- Your objective -
Return the whole listing, line for line, without the pictures in it.

- Material -
╔══
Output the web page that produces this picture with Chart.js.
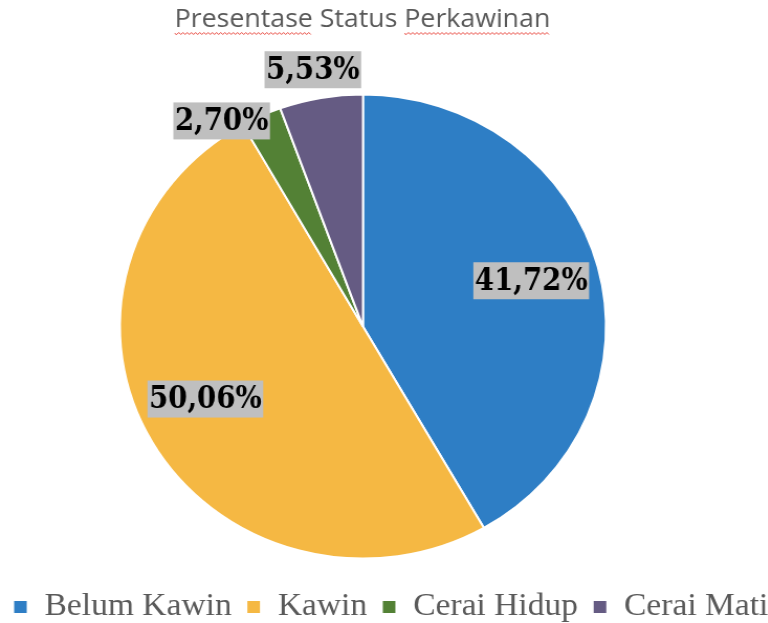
<!DOCTYPE html>
<html>
<head>
<meta charset="utf-8">
<script src="https://cdn.jsdelivr.net/npm/chart.js@4.4.1/dist/chart.umd.min.js"></script>
<style>
html, body { margin: 0; padding: 0; background: #fff; overflow: hidden; }
#wrap { width: 760px; height: 640px; transform: scaleX(1.0475); transform-origin: 0 0; }
</style>
</head>
<body>
<div id="wrap"><canvas id="pie" width="760" height="640" style="width:760px;height:640px"></canvas></div>
<script>
// values
var titleText = 'Presentase Status Perkawinan';
var categories = ['Belum Kawin', 'Kawin', 'Cerai Hidup', 'Cerai Mati'];
var values = [41.72, 50.06, 2.70, 5.53];
var colors = ['#2E7EC5', '#F5B843', '#538135', '#655B83'];

var titleFont = { family: '"Open Sans"', size: 25.5, weight: 'normal' };

// where each value label sits: fraction of the radius, and a small turn in degrees
var labelPlacement = [
	{ r: 0.72, turn: -1 },
	{ r: 0.72, turn: 4 },
	{ r: 1.06, turn: -8.5 },
	{ r: 1.126, turn: -0.6 }
];

function pctText(v) {
	return v.toFixed(2).replace('.', ',') + '%';
}

// pie and title sit left of the legend's centre in the original
var pieShift = {
	id: 'pieShift',
	afterLayout: function(chart) {
		chart.chartArea.left -= 30;
		chart.chartArea.right -= 30;
		if (chart.titleBlock) {
			chart.titleBlock.left -= 27;
			chart.titleBlock.right -= 27;
		}
	}
};

var pieLabels = {
	id: 'pieLabels',
	afterDatasetsDraw: function(chart) {
		var ctx = chart.ctx;
		var arcs = chart.getDatasetMeta(0).data;
		var squeeze = 0.85; // narrower glyphs, like the original font
		ctx.save();
		ctx.font = 'bold 31px "DejaVu Serif", serif';
		ctx.textAlign = 'center';
		ctx.textBaseline = 'middle';
		arcs.forEach(function(arc, i) {
			var p = arc.getProps(['x', 'y', 'startAngle', 'endAngle', 'outerRadius'], true);
			var a = (p.startAngle + p.endAngle) / 2 + labelPlacement[i].turn * Math.PI / 180;
			var r = p.outerRadius * labelPlacement[i].r;
			var cx = p.x + Math.cos(a) * r;
			var cy = p.y + Math.sin(a) * r;
			var txt = pctText(values[i]);
			var w = ctx.measureText(txt).width * squeeze + 3;
			var h = 37;
			ctx.fillStyle = '#BFBFBF';
			ctx.fillRect(cx - w / 2, cy - h / 2, w, h);
			ctx.save();
			ctx.translate(cx, cy + 1);
			ctx.scale(squeeze, 1);
			ctx.fillStyle = '#000';
			ctx.fillText(txt, 0, 0);
			ctx.restore();
		});
		ctx.restore();
	}
};

// the red spell-check wave under two words of the title
var squiggle = {
	id: 'squiggle',
	afterDraw: function(chart) {
		var tb = chart.titleBlock;
		if (!tb) return;
		var ctx = chart.ctx;
		ctx.save();
		ctx.font = Chart.helpers.toFont(titleFont).string;
		var full = ctx.measureText(titleText).width;
		var x0 = (tb.left + tb.right) / 2 - full / 2;
		var y = 33.5;
		var words = [
			[0, ctx.measureText('Presentase').width],
			[ctx.measureText('Presentase Status ').width, full]
		];
		ctx.strokeStyle = '#E8483F';
		ctx.lineWidth = 1;
		words.forEach(function(wd) {
			ctx.beginPath();
			var up = true;
			for (var x = x0 + wd[0]; x <= x0 + wd[1]; x += 2) {
				if (x === x0 + wd[0]) ctx.moveTo(x, y);
				else ctx.lineTo(x, up ? y - 1 : y + 1);
				up = !up;
			}
			ctx.stroke();
		});
		ctx.restore();
	}
};

new Chart(document.getElementById('pie'), {
	type: 'pie',
	data: {
		labels: categories,
		datasets: [{
			data: values,
			backgroundColor: colors,
			borderColor: '#ffffff',
			borderWidth: 2,
			radius: 232
		}]
	},
	options: {
		responsive: false,
		animation: false,
		layout: { padding: { left: -7, right: 7, top: 0, bottom: 7 } },
		plugins: {
			title: {
				display: true,
				text: titleText,
				color: '#595959',
				font: titleFont,
				padding: { top: 4.5, bottom: 41 }
			},
			legend: {
				position: 'bottom',
				align: 'center',
				labels: {
					boxWidth: 14,
					boxHeight: 14,
					padding: 14,
					color: '#595959',
					font: { family: '"Liberation Serif", serif', size: 32 }
				}
			},
			tooltip: { enabled: false }
		}
	},
	plugins: [pieShift, pieLabels, squiggle]
});
</script>
</body>
</html>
╚══
- Answer for the task -
Output the web page that produces this picture with Chart.js.
<!DOCTYPE html>
<html>
<head>
<meta charset="utf-8">
<script src="https://cdn.jsdelivr.net/npm/chart.js@4.4.1/dist/chart.umd.min.js"></script>
<style>
html, body { margin: 0; padding: 0; background: #fff; overflow: hidden; }
#wrap { width: 760px; height: 640px; transform: scaleX(1.0475); transform-origin: 0 0; }
</style>
</head>
<body>
<div id="wrap"><canvas id="pie" width="760" height="640" style="width:760px;height:640px"></canvas></div>
<script>
// values
var titleText = 'Presentase Status Perkawinan';
var categories = ['Belum Kawin', 'Kawin', 'Cerai Hidup', 'Cerai Mati'];
var values = [41.72, 50.06, 2.70, 5.53];
var colors = ['#2E7EC5', '#F5B843', '#538135', '#655B83'];

var titleFont = { family: '"Open Sans"', size: 25.5, weight: 'normal' };

// where each value label sits: fraction of the radius, and a small turn in degrees
var labelPlacement = [
	{ r: 0.72, turn: -1 },
	{ r: 0.72, turn: 4 },
	{ r: 1.06, turn: -8.5 },
	{ r: 1.126, turn: -0.6 }
];

function pctText(v) {
	return v.toFixed(2).replace('.', ',') + '%';
}

// pie and title sit left of the legend's centre in the original
var pieShift = {
	id: 'pieShift',
	afterLayout: function(chart) {
		chart.chartArea.left -= 30;
		chart.chartArea.right -= 30;
		if (chart.titleBlock) {
			chart.titleBlock.left -= 27;
			chart.titleBlock.right -= 27;
		}
	}
};

var pieLabels = {
	id: 'pieLabels',
	afterDatasetsDraw: function(chart) {
		var ctx = chart.ctx;
		var arcs = chart.getDatasetMeta(0).data;
		var squeeze = 0.85; // narrower glyphs, like the original font
		ctx.save();
		ctx.font = 'bold 31px "DejaVu Serif", serif';
		ctx.textAlign = 'center';
		ctx.textBaseline = 'middle';
		arcs.forEach(function(arc, i) {
			var p = arc.getProps(['x', 'y', 'startAngle', 'endAngle', 'outerRadius'], true);
			var a = (p.startAngle + p.endAngle) / 2 + labelPlacement[i].turn * Math.PI / 180;
			var r = p.outerRadius * labelPlacement[i].r;
			var cx = p.x + Math.cos(a) * r;
			var cy = p.y + Math.sin(a) * r;
			var txt = pctText(values[i]);
			var w = ctx.measureText(txt).width * squeeze + 3;
			var h = 37;
			ctx.fillStyle = '#BFBFBF';
			ctx.fillRect(cx - w / 2, cy - h / 2, w, h);
			ctx.save();
			ctx.translate(cx, cy + 1);
			ctx.scale(squeeze, 1);
			ctx.fillStyle = '#000';
			ctx.fillText(txt, 0, 0);
			ctx.restore();
		});
		ctx.restore();
	}
};

// the red spell-check wave under two words of the title
var squiggle = {
	id: 'squiggle',
	afterDraw: function(chart) {
		var tb = chart.titleBlock;
		if (!tb) return;
		var ctx = chart.ctx;
		ctx.save();
		ctx.font = Chart.helpers.toFont(titleFont).string;
		var full = ctx.measureText(titleText).width;
		var x0 = (tb.left + tb.right) / 2 - full / 2;
		var y = 33.5;
		var words = [
			[0, ctx.measureText('Presentase').width],
			[ctx.measureText('Presentase Status ').width, full]
		];
		ctx.strokeStyle = '#E8483F';
		ctx.lineWidth = 1;
		words.forEach(function(wd) {
			ctx.beginPath();
			var up = true;
			for (var x = x0 + wd[0]; x <= x0 + wd[1]; x += 2) {
				if (x === x0 + wd[0]) ctx.moveTo(x, y);
				else ctx.lineTo(x, up ? y - 1 : y + 1);
				up = !up;
			}
			ctx.stroke();
		});
		ctx.restore();
	}
};

new Chart(document.getElementById('pie'), {
	type: 'pie',
	data: {
		labels: categories,
		datasets: [{
			data: values,
			backgroundColor: colors,
			borderColor: '#ffffff',
			borderWidth: 2,
			radius: 232
		}]
	},
	options: {
		responsive: false,
		animation: false,
		layout: { padding: { left: -7, right: 7, top: 0, bottom: 7 } },
		plugins: {
			title: {
				display: true,
				text: titleText,
				color: '#595959',
				font: titleFont,
				padding: { top: 4.5, bottom: 41 }
			},
			legend: {
				position: 'bottom',
				align: 'center',
				labels: {
					boxWidth: 14,
					boxHeight: 14,
					padding: 14,
					color: '#595959',
					font: { family: '"Liberation Serif", serif', size: 32 }
				}
			},
			tooltip: { enabled: false }
		}
	},
	plugins: [pieShift, pieLabels, squiggle]
});
</script>
</body>
</html>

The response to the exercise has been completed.